We hammered em last Friday and Saturday. 5 people fishing had our limit both days within 2 hours each day! Loads of fun with great guys!!


----------



## notnksnemor (Apr 4, 2013)

Good job.
It's not much fun cleaning that many armor plated bluegills, is it?


----------



## ZS7MM08 (Apr 4, 2013)

We were fortunate enough to allow the local fish cleaning guy at the Marina to endure all that pleasure!!


----------



## mlbowfin (Apr 9, 2013)

for a second, I thought I was looking at a picture of the Fulton Co. jail, that's a mess of convicts.


----------



## drhunter1 (Apr 17, 2013)

Isn't the River Haven the place that was owned by Mel Tillis and was closed down?


----------



## notnksnemor (Apr 17, 2013)

drhunter1 said:


> Isn't the River Haven the place that was owned by Mel Tillis and was closed down?



No.
River Haven is on the north side of the river close to the bridge.
The one you're thinking of is on the south side across from Sea Hag by the old public boat ramp.

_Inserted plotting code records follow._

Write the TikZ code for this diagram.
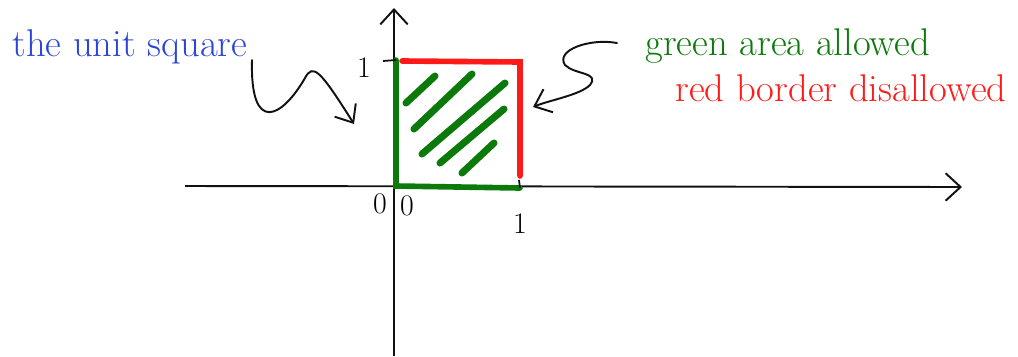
\documentclass[tikz,border=0pt]{standalone}
\usetikzlibrary{arrows.meta}
\definecolor{penblue}{HTML}{2B45D6}
\definecolor{pengreen}{HTML}{0B7A0B}
\definecolor{penred}{HTML}{FF1A1A}
\definecolor{ink}{HTML}{111111}

\begin{document}
\begin{tikzpicture}[
  x=0.02cm, y=-0.02cm,
  axis/.style={ink, line width=1.1pt, -{Straight Barb[length=3mm,width=5.5mm]}},
  allowed/.style={pengreen, line width=3.2pt, line cap=round},
  border/.style={penred, line width=3.2pt, line cap=round},
  hatch/.style={pengreen, line width=4pt, line cap=round},
  squiggle/.style={ink, line width=1.1pt, line cap=round, -{Straight Barb[length=3mm,width=5mm]}},
  tick/.style={ink, line width=1pt},
  numlabel/.style={font=\fontsize{17}{19}\selectfont, inner sep=0pt},
  note/.style={font=\fontsize{22}{26}\selectfont, inner sep=0pt, anchor=west}
]
  \useasboundingbox (0,0) rectangle (1018,356);

  % axes
  \coordinate (xl) at (185,186);
  \coordinate (xr) at (962,187);
  \coordinate (yb) at (394,356);
  \coordinate (yt) at (394,8);
  \draw[axis] (xl) -- (xr);
  \draw[axis] (yb) -- (yt);

  % the square
  \coordinate (sq00) at (396,186);
  \coordinate (sq10) at (520,188);
  \coordinate (sq11) at (520,62);
  \coordinate (sq01) at (396,60);
  \coordinate (rtop) at (402,61);
  \coordinate (rend) at (520,176);
  \draw[allowed] (sq10) -- (sq00) -- (sq01);
  \draw[border] (rtop) -- (sq11) -- (rend);
  \foreach \ax/\ay/\bx/\by in {406/103/435/76, 414/129/472/74, 422/154/505/83,
                               440/163/504/109, 462/173/494/143}
    \draw[hatch] (\ax,\ay) -- (\bx,\by);

  % ticks and numbers
  \coordinate (ytick) at (383,61);
  \coordinate (xtick) at (519,180);
  \draw[tick] (ytick) -- (sq01);
  \draw[tick] (xtick) -- (sq10);
  \node[numlabel] (yone) at (364,68) {1};
  \node[numlabel] (yzero) at (380,204) {0};
  \node[numlabel] (xzero) at (407,206) {0};
  \node[numlabel] (xone) at (520,224) {1};

  % notes
  \node[note, text=penblue] (unitsq) at (12,47) {the unit square};
  \node[note, text=pengreen] (greenok) at (645,46) {green area allowed};
  \node[note, text=penred] (redno) at (675,88) {red border disallowed};

  \coordinate (lsq) at (252,60);
  \coordinate (lsqtip) at (354,124);
  \draw[squiggle] (lsq) .. controls (250,135) and (282,118) .. (305,78)
    .. controls (313,63) and (320,70) .. (lsqtip);
  \coordinate (rsq) at (617,43);
  \coordinate (rsqtip) at (533,107);
  \draw[squiggle] (rsq) .. controls (590,38) and (555,50) .. (565,65)
    .. controls (575,75) and (600,72) .. (590,85)
    .. controls (580,95) and (550,100) .. (rsqtip);
\end{tikzpicture}
\end{document}
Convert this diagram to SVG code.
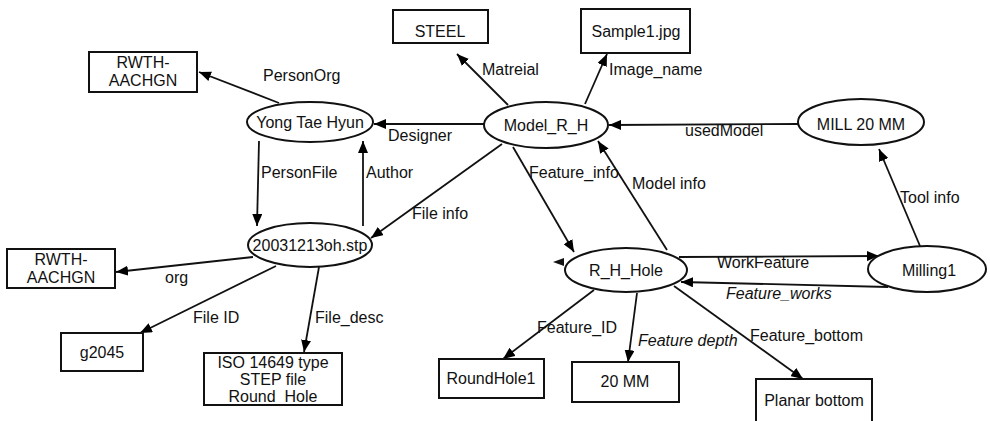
<svg xmlns="http://www.w3.org/2000/svg" width="990" height="421" viewBox="0 0 990 421">
<defs>
<marker id="ah" viewBox="0 0 12 10" refX="12" refY="5" markerWidth="12" markerHeight="10" markerUnits="userSpaceOnUse" orient="auto">
<path d="M0,0 L12,5 L0,10 z" fill="#000"/>
</marker>
</defs>
<style>
text{font-family:"Liberation Sans",Arial,sans-serif;font-size:16px;fill:#111}
.c{text-anchor:middle}
.i{font-style:italic}
.n ellipse,.n rect{fill:#fff;stroke:#111;stroke-width:2}
#edges path{fill:none;stroke:#111;stroke-width:1.8;marker-end:url(#ah)}
</style>
<rect width="990" height="421" fill="#fff"/>
<g id="edges">
<path d="M279,103 L199,72"/>
<path d="M485,124 L374,124"/>
<path d="M259,141 L257,226"/>
<path d="M363,226 L363,141"/>
<path d="M502,144 L371,238"/>
<path d="M508,105 L457,54"/>
<path d="M585,104 L607,54"/>
<path d="M798,124 L609,125"/>
<path d="M920,246 L879,149"/>
<path d="M667,250 L598,141"/>
<path d="M513,147 L574,252"/>
<path d="M679,257 L879,256"/>
<path d="M888,287 L681,282"/>
<path d="M674,286 L803,379"/>
<path d="M594,290 L503,359"/>
<path d="M637,293 L628,362"/>
<path d="M253,257 L116,272"/>
<path d="M276,266 L140,333"/>
<path d="M319,267 L304,352"/>
<polygon points="553,262 564,258 564,266" fill="#111"/>
<text x="263" y="81">PersonOrg</text>
<text x="388" y="141">Designer</text>
<text x="261" y="178">PersonFile</text>
<text x="366" y="178">Author</text>
<text x="412" y="219">File info</text>
<text x="482" y="75">Matreial</text>
<text x="609" y="75">Image_name</text>
<text x="685" y="136">usedModel</text>
<text x="900" y="203">Tool info</text>
<text x="632" y="189">Model info</text>
<text x="529" y="178">Feature_info</text>
<text x="717" y="268">WorkFeature</text>
<text x="726" y="299" class="i">Feature_works</text>
<text x="750" y="341">Feature_bottom</text>
<text x="537" y="333">Feature_ID</text>
<text x="638" y="346" class="i">Feature depth</text>
<text x="165" y="283">org</text>
<text x="193" y="323">File ID</text>
<text x="315" y="323">File_desc</text>
</g>
<g id="rwth1" class="n"><rect x="89" y="52" width="108" height="40"/><text x="143" y="68" class="c">RWTH-</text><text x="143" y="86" class="c">AACHGN</text></g>
<g id="yong" class="n"><ellipse cx="310" cy="122" rx="63" ry="20"/><text x="310" y="128" class="c">Yong Tae Hyun</text></g>
<g id="steel" class="n"><rect x="393" y="10" width="95" height="33"/><text x="440" y="37" class="c">STEEL</text></g>
<g id="sample" class="n"><rect x="581" y="9" width="109" height="44"/><text x="636" y="37" class="c">Sample1.jpg</text></g>
<g id="model" class="n"><ellipse cx="546" cy="125" rx="62" ry="23"/><text x="546" y="131" class="c">Model_R_H</text></g>
<g id="mill" class="n"><ellipse cx="861" cy="122" rx="63" ry="23"/><text x="861" y="130" class="c">MILL 20 MM</text></g>
<g id="stp" class="n"><ellipse cx="310" cy="245" rx="62" ry="22"/><text x="310" y="251" class="c">20031213oh.stp</text></g>
<g id="rwth2" class="n"><rect x="7" y="249" width="108" height="39"/><text x="61" y="265" class="c">RWTH-</text><text x="61" y="283" class="c">AACHGN</text></g>
<g id="g2045" class="n"><rect x="61" y="333" width="82" height="38"/><text x="102" y="358" class="c">g2045</text></g>
<g id="iso" class="n"><rect x="204" y="353" width="138" height="52"/><text x="273" y="368" class="c">ISO 14649 type</text><text x="273" y="385" class="c">STEP file</text><text x="273" y="402" class="c">Round_Hole</text></g>
<g id="rhhole" class="n"><ellipse cx="626" cy="270" rx="61" ry="22"/><text x="626" y="276" class="c">R_H_Hole</text></g>
<g id="milling" class="n"><ellipse cx="927" cy="269" rx="59" ry="23"/><text x="929" y="276" class="c">Milling1</text></g>
<g id="roundhole" class="n"><rect x="439" y="359" width="105" height="39"/><text x="491" y="384" class="c">RoundHole1</text></g>
<g id="mm20" class="n"><rect x="572" y="362" width="107" height="40"/><text x="625" y="387" class="c">20 MM</text></g>
<g id="planar" class="n"><rect x="756" y="379" width="116" height="50"/><text x="814" y="406" class="c">Planar bottom</text></g>
</svg>
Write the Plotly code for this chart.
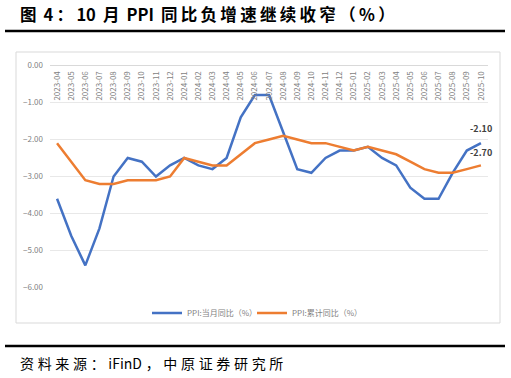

For some reason the name escapes me for now.
GulfStream Marina.


----------



## drhunter1 (Apr 17, 2013)

NOTNKSNEMOR said:


> No.
> River Haven is on the north side of the river close to the bridge.
> The one you're thinking of is on the south side across from Sea Hag by the old public boat ramp. For some reason the name escapes me for now.
> GulfStream Marina.



Thats it. GulfStream Marina. I loved that place. It was a dump but for the fisherman it was spot on.


----------



## Rhodes (Apr 18, 2013)

Now that's a load of Sheepie's! Did those come off the Steinhatchee reef?


----------